# START OF Collected material

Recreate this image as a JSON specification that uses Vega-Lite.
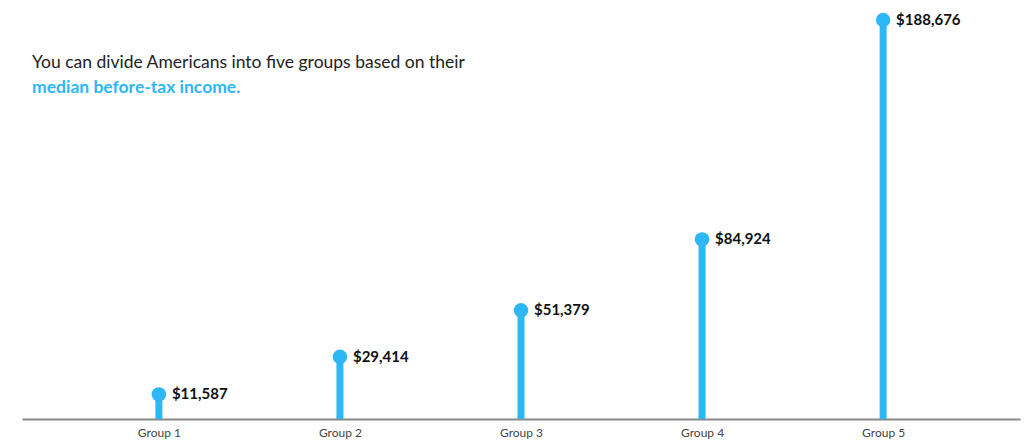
{
  "$schema": "https://vega.github.io/schema/vega-lite/v6.json",
  "autosize": {"type": "none"},
  "width": 998,
  "height": 399,
  "padding": {"left": 22, "top": 20, "right": 4, "bottom": 29},
  "background": "white",
  "config": {
    "view": {"stroke": null},
    "font": "Lato"
  },
  "title": {
    "text": "You can divide Americans into five groups based on their",
    "subtitle": "median before-tax income.",
    "anchor": "start",
    "frame": "group",
    "orient": "top",
    "offset": -84,
    "dx": 10,
    "font": "Lato",
    "fontSize": 17.5,
    "fontWeight": "normal",
    "color": "#222222",
    "subtitleFont": "Lato",
    "subtitleFontSize": 17.5,
    "subtitleFontWeight": "bold",
    "subtitleColor": "#2db7f5",
    "subtitlePadding": 8
  },
  "data": {
    "values": [
      {"group": "Group 1", "income": 11587},
      {"group": "Group 2", "income": 29414},
      {"group": "Group 3", "income": 51379},
      {"group": "Group 4", "income": 84924},
      {"group": "Group 5", "income": 188676}
    ]
  },
  "encoding": {
    "x": {
      "field": "group",
      "type": "ordinal",
      "scale": {"type": "point", "padding": 0.756},
      "axis": {
        "title": null,
        "labelAngle": 0,
        "labelFont": "Lato",
        "labelFontSize": 12,
        "labelColor": "#444444",
        "labelPadding": 8,
        "ticks": false,
        "domainColor": "#888888",
        "domainWidth": 2,
        "grid": false
      }
    },
    "y": {
      "field": "income",
      "type": "quantitative",
      "scale": {"domain": [0, 188676], "nice": false, "zero": true},
      "axis": null
    }
  },
  "layer": [
    {
      "mark": {"type": "rule", "color": "#2db7f5", "strokeWidth": 7},
      "encoding": {"y2": {"datum": 0}}
    },
    {
      "mark": {"type": "circle", "color": "#2db7f5", "opacity": 1, "size": 210}
    },
    {
      "mark": {
        "type": "text",
        "align": "left",
        "baseline": "middle",
        "dx": 13,
        "font": "Lato",
        "fontSize": 15,
        "fontWeight": "bold",
        "color": "#111111"
      },
      "encoding": {
        "text": {"field": "income", "type": "quantitative", "format": "$,d"}
      }
    }
  ]
}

# END OF Collected material

**Task**
Pictures are excluded; output everything else in the data verbatim.

**Finished task**
Recreate this image as a JSON specification that uses Vega-Lite.
{
  "$schema": "https://vega.github.io/schema/vega-lite/v6.json",
  "autosize": {"type": "none"},
  "width": 998,
  "height": 399,
  "padding": {"left": 22, "top": 20, "right": 4, "bottom": 29},
  "background": "white",
  "config": {
    "view": {"stroke": null},
    "font": "Lato"
  },
  "title": {
    "text": "You can divide Americans into five groups based on their",
    "subtitle": "median before-tax income.",
    "anchor": "start",
    "frame": "group",
    "orient": "top",
    "offset": -84,
    "dx": 10,
    "font": "Lato",
    "fontSize": 17.5,
    "fontWeight": "normal",
    "color": "#222222",
    "subtitleFont": "Lato",
    "subtitleFontSize": 17.5,
    "subtitleFontWeight": "bold",
    "subtitleColor": "#2db7f5",
    "subtitlePadding": 8
  },
  "data": {
    "values": [
      {"group": "Group 1", "income": 11587},
      {"group": "Group 2", "income": 29414},
      {"group": "Group 3", "income": 51379},
      {"group": "Group 4", "income": 84924},
      {"group": "Group 5", "income": 188676}
    ]
  },
  "encoding": {
    "x": {
      "field": "group",
      "type": "ordinal",
      "scale": {"type": "point", "padding": 0.756},
      "axis": {
        "title": null,
        "labelAngle": 0,
        "labelFont": "Lato",
        "labelFontSize": 12,
        "labelColor": "#444444",
        "labelPadding": 8,
        "ticks": false,
        "domainColor": "#888888",
        "domainWidth": 2,
        "grid": false
      }
    },
    "y": {
      "field": "income",
      "type": "quantitative",
      "scale": {"domain": [0, 188676], "nice": false, "zero": true},
      "axis": null
    }
  },
  "layer": [
    {
      "mark": {"type": "rule", "color": "#2db7f5", "strokeWidth": 7},
      "encoding": {"y2": {"datum": 0}}
    },
    {
      "mark": {"type": "circle", "color": "#2db7f5", "opacity": 1, "size": 210}
    },
    {
      "mark": {
        "type": "text",
        "align": "left",
        "baseline": "middle",
        "dx": 13,
        "font": "Lato",
        "fontSize": 15,
        "fontWeight": "bold",
        "color": "#111111"
      },
      "encoding": {
        "text": {"field": "income", "type": "quantitative", "format": "$,d"}
      }
    }
  ]
}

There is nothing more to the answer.